> **WHAT IS NEEDED**
The line holding "(1294,10) -- (1294,560);" is the last one to output; start at the first line of the data, keep every line in between exactly, and leave out pictures.

> **DATASET EXCERPT**
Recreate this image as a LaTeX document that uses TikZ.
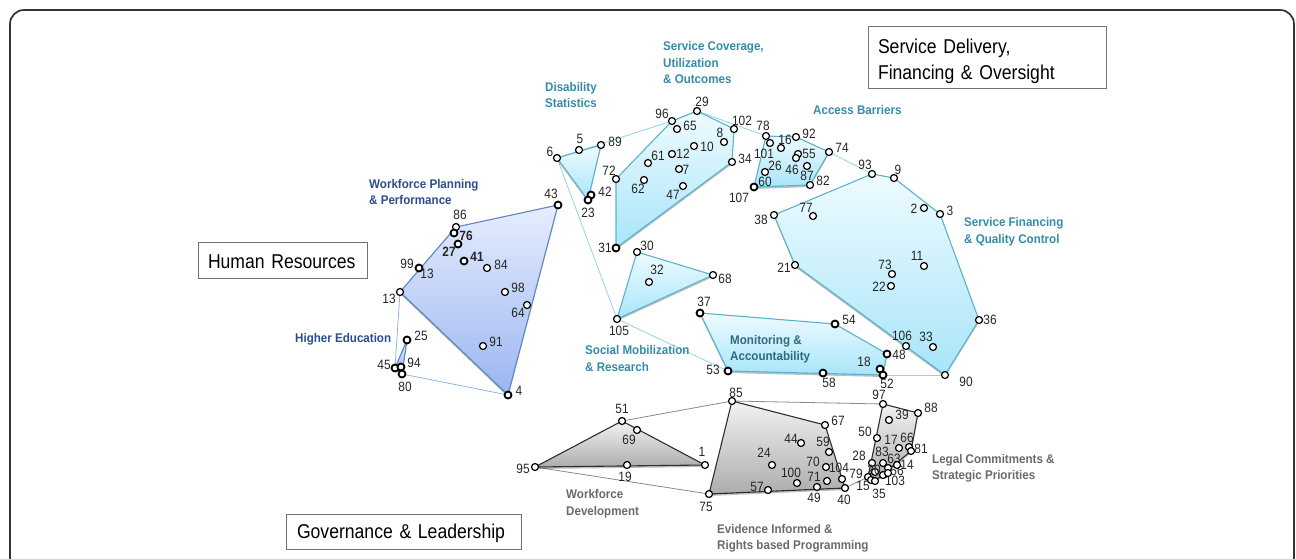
\documentclass[tikz,border=0pt]{standalone}
\usepackage{fontspec}
\setmainfont{Liberation Sans}
\newfontfamily\narrowf[FakeStretch=0.88]{Liberation Sans}
\newfontfamily\titlef[FakeStretch=0.88,WordSpace=0.65]{Liberation Sans}
\newfontfamily\catf[FakeStretch=0.92]{Liberation Sans}
\usetikzlibrary{backgrounds,shadows}
\definecolor{hrline}{HTML}{5B86BF}
\definecolor{cyline}{HTML}{5AB2CC}
\definecolor{grline}{HTML}{2E2E2E}
\definecolor{tealtxt}{HTML}{348CA8}
\definecolor{bluetxt}{HTML}{2B4F8A}
\definecolor{greytxt}{HTML}{6A6A6A}
\definecolor{darktxt}{HTML}{2D6A80}
\definecolor{hrtop}{HTML}{E6EDFE}
\definecolor{hrbot}{HTML}{9AB6F0}
\definecolor{cytop}{HTML}{EEFBFF}
\definecolor{cybot}{HTML}{A8E5F9}
\definecolor{grtop}{HTML}{F2F2F2}
\definecolor{grbot}{HTML}{ADADAD}
\definecolor{hrlk}{HTML}{93B4E4}
\definecolor{cylk}{HTML}{93D4E3}
\definecolor{grlk}{HTML}{8A8A8A}
\tikzset{
  x=1pt,y=-1pt,
  pt/.style={circle,draw=black,fill=white,line width=1.2pt,minimum size=7pt,inner sep=0pt},
  ptb/.style={pt,line width=1.8pt},
  lab/.style={inner sep=0pt,font=\narrowf\fontsize{13.5}{13.5}\selectfont,text=black!85},
  labb/.style={lab,font=\narrowf\fontsize{13.5}{13.5}\bfseries\selectfont},
  soft/.style={drop shadow={shadow xshift=0pt,shadow yshift=-2pt,opacity=.25,fill=black}},
  hrshade/.style={soft,draw=hrline,line width=1.1pt,line join=round,top color=hrtop,bottom color=hrbot},
  cypoly/.style={soft,draw=cyline,line width=1.1pt,line join=round,top color=cytop,bottom color=cybot},
  grpoly/.style={soft,draw=grline,line width=1.1pt,line join=round,top color=grtop,bottom color=grbot},
  hrlink/.style={draw=hrlk,line width=.8pt},
  cylink/.style={draw=cylk,line width=.8pt},
  grlink/.style={draw=grlk,line width=.8pt},
  cat/.style={anchor=west,align=left,inner sep=0pt,font=\catf\fontsize{12.6}{16.5}\bfseries\selectfont},
  titlebox/.style={draw=black!55,line width=.7pt,fill=white,inner sep=0pt,font=\titlef\fontsize{20}{26}\selectfont,align=left},
}
\begin{document}
\begin{tikzpicture}
\useasboundingbox (0,0) rectangle (1296,558);
\draw[line width=1.7pt,draw=black!80,rounded corners=14pt] (10,560) -- (10,10) -- (1294,10) -- (1294,560);

% points and their numbers: name / x / y / label x / label y
\foreach \n/\x/\y/\a/\b in {
 86/456/227/460/215, 84/487/268/501/265, 98/505/292/518/288, 64/527/305/518/313, 91/483/346/496/342, 13/400/292/389/299,
 6/557/158/550/152, 5/579/150/580/139, 89/601/145/615/142, 72/616/179/609/171, 96/672/121/662/114, 65/677/129/690/126, 29/697/111/702/102,
 102/734/129/742/121, 8/724/142/720/133, 34/732/162/745/159, 10/694/146/707/147, 12/672/154/683/154, 61/648/163/658/156, 7/679/169/686/170, 62/644/180/638/189, 47/683/186/673/195,
 30/637/252/647/246, 68/713/275/725/279, 32/649/282/657/270, 105/617/319/619/331,
 78/766/136/763/126, 92/796/137/809/134, 74/829/152/842/148, 16/781/148/785/140, 101/770/143/764/154, 55/798/154/809/154, 46/796/158/792/170, 87/807/166/807/176, 82/810/185/823/181, 26/765/172/775/166,
 93/872/174/865/165, 9/894/178/898/170, 3/940/214/950/211, 2/924/208/914/209, 36/979/320/990/320, 90/945/375/966/382, 21/795/265/784/268, 38/774/215/761/220, 77/813/216/806/208, 11/924/266/917/256, 73/892/274/885/265, 22/891/286/879/287, 106/906/346/902/336, 33/933/347/926/337,
 51/622/421/622/409, 69/637/430/629/440, 1/705/465/702/452, 19/627/465/625/477, 95/535/467/523/469, 75/709/494/706/507,
 85/732/401/736/393, 67/825/425/838/421, 44/801/443/791/439, 59/829/452/823/442, 24/772/465/764/453, 70/826/467/813/462, 104/842/479/839/468, 100/797/483/791/473, 71/827/481/814/477, 57/768/490/757/487, 49/817/487/814/498, 40/845/488/844/500,
 97/883/404/879/395, 88/918/413/931/408, 39/889/420/902/415, 50/877/438/865/432, 17/899/448/891/440, 66/909/447/907/438, 81/911/451/921/449, 28/872/463/859/456, 83/883/463/882/452, 63/888/468/894/459, 79/868/477/856/474, 20/875/472/874/470, 15/871/480/863/486, 35/875/481/879/494, 103/883/475/895/481, 56/888/473/897/471, 14/897/465/907/465}
{ \node[pt] (p\n) at (\x,\y) {}; \node[lab] (l\n) at (\a,\b) {\n}; }
\foreach \n/\x/\y/\a/\b in {
 43/558/205/551/194, 4/508/395/519/391, 25/407/340/421/336, 45/395/368/384/365, 94/401/367/414/363, 80/402/374/405/387,
 42/591/195/605/192, 23/588/200/588/213, 31/616/248/605/248, 37/700/313/704/302, 54/835/324/849/320, 48/887/354/899/355, 18/880/369/864/362, 52/883/375/887/384, 58/823/373/829/383, 53/728/371/713/370, 60/754/187/765/182}
{ \node[ptb] (p\n) at (\x,\y) {}; \node[lab] (l\n) at (\a,\b) {\n}; }
\node[ptb] (p99) at (419,268) {}; \node[lab] (l99) at (407,264) {99}; \node[lab] (l99b) at (427,274) {13};
\node[ptb] (p76) at (454,233) {}; \node[labb] (l76) at (466,236) {76};
\node[ptb] (p27) at (458,244) {}; \node[labb] (l27) at (449,252) {27};
\node[ptb] (p41) at (464,261) {}; \node[labb] (l41) at (477,257) {41};
\node[lab] (l107) at (739,198) {107};

\begin{scope}[on background layer]
  % thin links between the clusters
  \path[hrlink] (p13.center) -- (p45.center);
  \path[hrlink] (p80.center) -- (p4.center);
  \path[cylink] (p6.center) -- (p96.center);
  \path[cylink] (p6.center) -- (p105.center);
  \path[cylink] (p105.center) -- (p53.center);
  \path[cylink] (p29.center) -- (p78.center);
  \path[cylink] (p74.center) -- (p93.center);
  \path[cylink] (p52.center) -- (p90.center);
  \path[grlink] (p51.center) -- (p85.center);
  \path[grlink] (p95.center) -- (p75.center);
  \path[grlink] (p85.center) -- (p97.center);
  \path[grlink] (p40.center) -- (p79.center);
  % clusters
  \path[hrshade] (p43.center) -- (p4.center) -- (p13.center) -- (p86.center) -- cycle;
  \path[hrshade] (p25.center) -- (p45.center) -- (p80.center) -- cycle;
  \path[cypoly] (p6.center) -- (p89.center) -- (p23.center) -- cycle;
  \path[cypoly] (p72.center) -- (p96.center) -- (p29.center) -- (p102.center) -- (p34.center) -- (p31.center) -- cycle;
  \path[cypoly] (p30.center) -- (p68.center) -- (p105.center) -- cycle;
  \path[cypoly] (p78.center) -- (p92.center) -- (p74.center) -- (p82.center) -- (p60.center) -- cycle;
  \path[cypoly] (p93.center) -- (p9.center) -- (p3.center) -- (p36.center) -- (p90.center) -- (p21.center) -- (p38.center) -- cycle;
  \path[cypoly] (p37.center) -- (p54.center) -- (p48.center) -- (p52.center) -- (p53.center) -- cycle;
  \path[grpoly] (p51.center) -- (p1.center) -- (p95.center) -- cycle;
  \path[grpoly] (p85.center) -- (p67.center) -- (p40.center) -- (p75.center) -- cycle;
  \path[grpoly] (p97.center) -- (p88.center) -- (p81.center) -- (p35.center) -- (p79.center) -- cycle;
\end{scope}

% cluster names
\node[cat,text=bluetxt] (cWP) at (369,192) {Workforce Planning\\\& Performance};
\node[cat,text=bluetxt] (cHE) at (295,339) {Higher Education};
\node[cat,text=tealtxt] (cDS) at (545,95) {Disability\\Statistics};
\node[cat,text=tealtxt] (cSC) at (663,62.5) {Service Coverage,\\Utilization\\\& Outcomes};
\node[cat,text=tealtxt] (cAB) at (813,110) {Access Barriers};
\node[cat,text=tealtxt] (cSF) at (964,231.5) {Service Financing\\\& Quality Control};
\node[cat,text=tealtxt] (cSM) at (585,358.5) {Social Mobilization\\\& Research};
\node[cat,text=darktxt] (cMA) at (730,349) {Monitoring \&\\Accountability};
\node[cat,text=greytxt] (cWD) at (566,503.5) {Workforce\\Development};
\node[cat,text=greytxt] (cEI) at (717,538.5) {Evidence Informed \&\\Rights based Programming};
\node[cat,text=greytxt] (cLC) at (932,468.5) {Legal Commitments \&\\Strategic Priorities};

% title boxes
\node[titlebox,minimum width=169pt,minimum height=36pt,text width=149pt] (tHR) at (282.5,260) {\mbox{\rule{0pt}{16.5pt}Human Resources}};
\node[titlebox,minimum width=238pt,minimum height=62pt,text width=218pt] (tSD) at (987,57) {\rule{0pt}{24pt}Service Delivery,\\Financing \& Oversight};
\node[titlebox,minimum width=235pt,minimum height=35pt,text width=213pt] (tGL) at (403.5,531.5) {\rule{0pt}{18pt}Governance \& Leadership};
\end{tikzpicture}
\end{document}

> **REPLY**
Recreate this image as a LaTeX document that uses TikZ.
\documentclass[tikz,border=0pt]{standalone}
\usepackage{fontspec}
\setmainfont{Liberation Sans}
\newfontfamily\narrowf[FakeStretch=0.88]{Liberation Sans}
\newfontfamily\titlef[FakeStretch=0.88,WordSpace=0.65]{Liberation Sans}
\newfontfamily\catf[FakeStretch=0.92]{Liberation Sans}
\usetikzlibrary{backgrounds,shadows}
\definecolor{hrline}{HTML}{5B86BF}
\definecolor{cyline}{HTML}{5AB2CC}
\definecolor{grline}{HTML}{2E2E2E}
\definecolor{tealtxt}{HTML}{348CA8}
\definecolor{bluetxt}{HTML}{2B4F8A}
\definecolor{greytxt}{HTML}{6A6A6A}
\definecolor{darktxt}{HTML}{2D6A80}
\definecolor{hrtop}{HTML}{E6EDFE}
\definecolor{hrbot}{HTML}{9AB6F0}
\definecolor{cytop}{HTML}{EEFBFF}
\definecolor{cybot}{HTML}{A8E5F9}
\definecolor{grtop}{HTML}{F2F2F2}
\definecolor{grbot}{HTML}{ADADAD}
\definecolor{hrlk}{HTML}{93B4E4}
\definecolor{cylk}{HTML}{93D4E3}
\definecolor{grlk}{HTML}{8A8A8A}
\tikzset{
  x=1pt,y=-1pt,
  pt/.style={circle,draw=black,fill=white,line width=1.2pt,minimum size=7pt,inner sep=0pt},
  ptb/.style={pt,line width=1.8pt},
  lab/.style={inner sep=0pt,font=\narrowf\fontsize{13.5}{13.5}\selectfont,text=black!85},
  labb/.style={lab,font=\narrowf\fontsize{13.5}{13.5}\bfseries\selectfont},
  soft/.style={drop shadow={shadow xshift=0pt,shadow yshift=-2pt,opacity=.25,fill=black}},
  hrshade/.style={soft,draw=hrline,line width=1.1pt,line join=round,top color=hrtop,bottom color=hrbot},
  cypoly/.style={soft,draw=cyline,line width=1.1pt,line join=round,top color=cytop,bottom color=cybot},
  grpoly/.style={soft,draw=grline,line width=1.1pt,line join=round,top color=grtop,bottom color=grbot},
  hrlink/.style={draw=hrlk,line width=.8pt},
  cylink/.style={draw=cylk,line width=.8pt},
  grlink/.style={draw=grlk,line width=.8pt},
  cat/.style={anchor=west,align=left,inner sep=0pt,font=\catf\fontsize{12.6}{16.5}\bfseries\selectfont},
  titlebox/.style={draw=black!55,line width=.7pt,fill=white,inner sep=0pt,font=\titlef\fontsize{20}{26}\selectfont,align=left},
}
\begin{document}
\begin{tikzpicture}
\useasboundingbox (0,0) rectangle (1296,558);
\draw[line width=1.7pt,draw=black!80,rounded corners=14pt] (10,560) -- (10,10) -- (1294,10) -- (1294,560);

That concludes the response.